The English Cricket Team is relying on the policy of rotation of players since the last couple of years. Rotation of players means to replace the players in the playing XI of a match after every single game. For example, in the last test series versus India, James Anderson, Dominic Bess, Jofra Archer and Jos Buttler played the first test match. Despite of their good performance, they were replaced by Stuart Broad, Moeen Ali, Olly Stone and Ben Foakes respectively. It is a great question for all as to why did such big changes happen in the English team even if the players are in form and ready to prove themselves.
Starting with the perspective of the coach and captain, it might be the thought to give every player a chance, so that after a specific point of time they have a spectrum of options available to shortlist the best squad.

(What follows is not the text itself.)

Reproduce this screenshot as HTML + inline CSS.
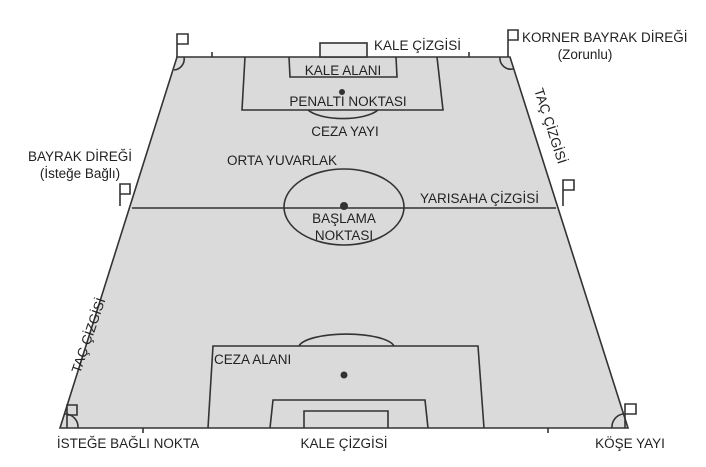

The number of options available for the selecters is also certainly a matter of concern. Now if we talk about the negatives of this rotation policy, the first one would be degraded player confidence. If a player appears in continuous matches, it gives him confidence and focus. He is less nervous to face the opponents, which will ultimately lead to great performance by the player.
Moreover, if a player is at his peak, he will not be able to continue the same performance in upcoming matches as there would be a lot of breaks of matches he'll be playing. It is clearly evident from history that if a player, be it batsmen or bowler, has been given enough opportunities and continuous chances to play, he has done very well at further points.
Not only to the players, it can be disadvantageous to the team as a whole. Constant substitutions in the team will lead to inconsistency and the players will not be able to settle with any combinations. Again we can take examples from the past where partnerships have led to great victories. There are combinations like Virender Sehwag-Sachin Tendulkar, Glenn Mcgrath-Brett Lee, Rahul Dravid-VVS Laxman, Kumar Sangakkara-Mahela Jayawardena, Kevin Pietersen-Andrew Flintoff, Adam Gilchrist-Ricky Ponting, and many more which have performed fantastically when they played together. Cricket is a team game, which when played with a coordinated team, yields best results.
Coming to the alternative solution to rotation policy, the ECB can make a band of players which will be playing in a particular series or tour. For example, if England is on a tour of Australia, they can take along a squad of 16 players who'll be playing in the series. In this way, the team will have adequate provision of injuries and the players need not be rotated. The players will gain confidence if the board shows trust on them. This will also increase team performance, unlike the India Tour of England, where huge changes were made in test matches.
Now after one series or tour, the board can filter players according to their performance in the last tour and then give opportunity to the left over players which couldn't go on the previous tour. This way, constantly the team will build up more solid and every player would have the winning spirit in himself, and the team would be able to depend upon each and every player. A great standard to this theory is MS Dhoni. He has always followed the policy of "One Team, Won Team". It is clearly evident from Dhoni's captaincy that he doesn't believes in making changes in the playing XI if everyone is playing his role vitally. And thus his success journey is the most known in the cricketing world, as the Champion of every ICC Tournament, and the most successful captain in cricket history.